Tuesday, December 20, 2016

God Calls the Morons of This World



I know an elderly lady, who is part of a very peculiar church. Look, I know that the King James Bible says God’s people are a peculiar people. The Bible even says that his people are morons. That’s the Greek word used when the English Bible says that “God calls the foolish of the world.” And the Greek word which the apostle Peter wrote, and which was rendered as “peculiar” in English, is a word that might be better translated as “purchased” because it has to do with belonging to someone as their possession. 

I won’t argue about whether the people of that church are a purchased people. I’ll just say they are truly a peculiar people.

The elderly lady attends a weekly service in a hotel meeting room with what is a small local segment of an international body, but worldwide they probably have less than 10,000 members. The attendance at the elderly lady’s weekly service varies between 3 and maybe 8 or 9.  Now, this lady can barely walk, but she must attend each week because the other two that regularly attend to make up the rest of the 3 are a gentleman of I would say about 70 and a woman probably in her early sixties. Those two are to be seen in each other’s company in public, but they apparently are not allowed to meet alone in the hotel meeting room without a third person in attendance because to do so would create the “appearance of evil”.  Who knows what they might be doing on the table during the pre-recorded hymn service!  

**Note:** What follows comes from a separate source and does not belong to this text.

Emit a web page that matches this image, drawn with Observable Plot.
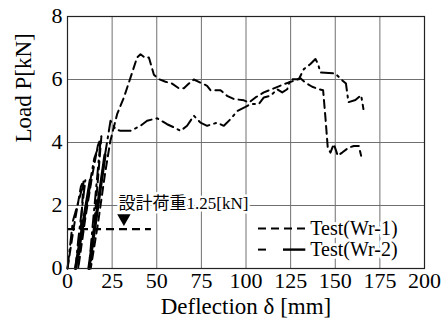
<!DOCTYPE html>
<html><head><meta charset="utf-8">
<script src="https://cdn.jsdelivr.net/npm/d3@7"></script>
<script src="https://cdn.jsdelivr.net/npm/@observablehq/plot@0.6"></script>
<style>body{margin:0;background:#fff}</style>
</head><body><div id="chart"></div>
<script>
const xTicks = [0, 25, 50, 75, 100, 125, 150, 175, 200];
const yTicks = [0, 2, 4, 6, 8];

const wr1X = [0,3.5,7.5,9,7,6,10,14,17,19,15,13,17,21,24,27.8,31.6,35.3,39.0,40.9,43.7,45.6,48.4,51.2,54.9,58.6,62.4,65.2,68.0,70.8,74.5,78.2,80.1,85.7,89.4,93.2,98.8,101.6,105.3,110,115.6,121.2,126.8,130.5,133.3,137.1,140.8,143.2,144.5,145.8,147.3,149.2,151.4,153.9,157.6,160.4,163.2,164.5];
const wr1Y = [0,1.3,2.6,2.8,0.8,0,1.6,3.0,3.9,4.2,1.4,0,1.4,3.0,4.05,4.9,5.43,6.06,6.7,6.8,6.68,6.7,6.15,6.01,5.93,5.87,5.72,5.72,5.87,6.0,5.9,5.8,5.66,5.66,5.48,5.38,5.34,5.27,5.43,5.59,5.72,5.85,5.96,6.04,5.9,5.77,5.69,5.66,4.79,3.84,3.68,3.95,3.58,3.68,3.84,3.89,3.89,3.58];

const wr2X = [0,3,8,10,6,4.5,12.8,15,18.5,14,12,21,24.1,26.9,29.7,35.3,40.9,44.6,50.2,55.8,59.6,63.3,67.0,70.8,74.5,78.2,83.8,87.6,91.3,95.1,99.7,102.5,107.2,110,113.7,117.5,120.3,123.1,124.9,129.6,132.4,136.1,138.9,140.3,141.7,150,154,156,157.4,161.3,164.5,165.8];
const wr2Y = [0,1.5,2.5,2.8,0.9,0,2.8,3.5,4.05,1.3,0,3.6,4.69,4.42,4.37,4.37,4.53,4.69,4.77,4.58,4.48,4.37,4.53,4.85,4.63,4.53,4.63,4.53,4.74,5.0,5.13,5.22,5.22,5.43,5.48,5.69,5.59,5.69,6.01,6.01,6.33,6.49,6.65,6.5,6.22,6.19,5.97,5.87,5.28,5.35,5.5,5.06];

// bold reload strokes of Wr-2 near the origin
const wr2BoldX = [[4.5,12.8],[12,21]];
const wr2BoldY = [[0,2.8],[0,3.6]];

const designLoad = 1.25;
const designLabel = "設計荷重1.25[kN]";
const seriesNames = ["Test(Wr-1)", "Test(Wr-2)"];

const wr1 = wr1X.map((x,i)=>({x, y: wr1Y[i]}));
const wr2 = wr2X.map((x,i)=>({x, y: wr2Y[i]}));
const bold = wr2BoldX.flatMap((xs,k)=>xs.map((x,i)=>({x, y: wr2BoldY[k][i], k})));

const serif = "Liberation Serif, Noto Sans CJK JP, serif";
const dash1 = "8,5";
const dash2 = "12,5,2,5";

// legend layout (data space, inside the frame)
const legX0 = 107, legX1 = 133.5, legTX = 136, legY = [1.27, 0.6];

const chart = Plot.plot({
  width: 445, height: 320,
  marginLeft: 67, marginRight: 21, marginTop: 16, marginBottom: 52,
  style: {fontFamily: serif, fontSize: "22px", color: "black", background: "white"},
  x: {domain: [0, 200], ticks: xTicks},
  y: {domain: [0, 8], ticks: yTicks},
  marks: [
    Plot.gridX(xTicks, {stroke: "#707070", strokeOpacity: 1, strokeWidth: 1}),
    Plot.gridY(yTicks, {stroke: "#707070", strokeOpacity: 1, strokeWidth: 1}),
    Plot.axisX({ticks: xTicks, tickSize: 0, tickPadding: 4, label: null, fontSize: 22, fontFamily: serif}),
    Plot.axisY({ticks: yTicks, tickSize: 0, tickPadding: 5, dy: -1, label: null, fontSize: 22, fontFamily: serif}),
    // design load annotation
    Plot.text([designLabel], {x: 28.6, y: 2.06, text: d=>d, textAnchor: "start", lineAnchor: "middle", fontSize: 17, fontFamily: serif, stroke: "white", strokeWidth: 5, fill: "black", paintOrder: "stroke"}),
    Plot.ruleY([designLoad], {x1: 0, x2: 47, stroke: "black", strokeWidth: 2.2, strokeDasharray: "8,5"}),
    Plot.dot([designLoad], {x: 31.6, y: 1.6, symbol: "triangle", rotate: 180, r: 5, fill: "black", stroke: "none"}),
    // series
    Plot.line(wr1, {x: "x", y: "y", stroke: "black", strokeWidth: 2, strokeDasharray: dash1}),
    Plot.line(wr2, {x: "x", y: "y", stroke: "black", strokeWidth: 2, strokeDasharray: dash2}),
    Plot.line(bold, {x: "x", y: "y", z: "k", stroke: "black", strokeWidth: 3.2}),
    // legend
    Plot.text(seriesNames, {x: legTX, y: (d,i)=>legY[i], text: d=>d, textAnchor: "start", lineAnchor: "middle", fontSize: 20, fontFamily: serif, stroke: "white", strokeWidth: 6, fill: "black", paintOrder: "stroke"}),
    Plot.ruleY([legY[0]], {y: d=>d, x1: legX0, x2: legX1, stroke: "black", strokeWidth: 2, strokeDasharray: "8,5"}),
    Plot.ruleY([legY[1]], {y: d=>d, x1: legX0, x2: 113, stroke: "black", strokeWidth: 2, strokeDasharray: "8,5,2,5"}),
    Plot.ruleY([legY[1]], {y: d=>d, x1: 121, x2: legX1, stroke: "black", strokeWidth: 2.4}),
    Plot.frame({stroke: "#222", strokeWidth: 1.2}),
    // axis titles
    Plot.text(["Deflection δ [mm]"], {frameAnchor: "bottom", dy: 38, text: d=>d, fontSize: 23, fontFamily: serif, lineAnchor: "middle"}),
    Plot.text(["Load P[kN]"], {frameAnchor: "left", dx: -44, rotate: -90, text: d=>d, fontSize: 23, fontFamily: serif, lineAnchor: "middle"})
  ]
});
document.getElementById("chart").appendChild(chart);
</script>
</body></html>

No, they must have someone else there or they cannot hold the service, and the elderly lady, old enough to be the mother of either of them, goes in case nobody else shows up to be that chaperone. I am not sure how that doesn’t give the appearance of evil also in this world of variable numbers of participants in certain acts, but evidently it doesn’t. Peculiar.

I sometimes give the elderly lady a ride to her church service. That means driving across town to pick her up and then taking her across the street to the hotel. The others in her fellowship are not able to cross the street to do that for some reason.  Peculiar.

One day I went to fetch her and the door to the meeting room was locked. I didn’t realize that at that time they routinely locked the door. Talk about giving the appearance of evil. What might you be doing behind the locked door of a hotel room? I wondered how interested people (hypothetically there might be another peculiar person interested) would gain access.  I asked about it after the door was unlocked and opened. I was told that they were doing that so that nobody would shoot them. Peculiar.

I don’t mind peculiar. I’m pretty weird myself. But what I do mind is that when I talk to these people for more than a few minutes, I gain a sense that they are fearful. Afraid of doing the wrong thing.  Afraid that they may not achieve the eternal life they are seeking. Afraid that their performance won’t cut it.  I don’t detect love, because you cannot give what you don’t have, and fear is what thrives in the absence of love. In fact, the Bible says that “perfect love drives out fear.”  Now, that isn’t peculiar. That is basic psychology.

The love of God is unconditional, and in that unconditional love he promises eternal life to those morons he has called. It doesn’t depend on them. They can’t earn it, nor can anyone thwart him. He describes this in Romans 8, a chapter that begins with no condemnation and ends with no separation, while everything in between is your story if you are among the morons God has called.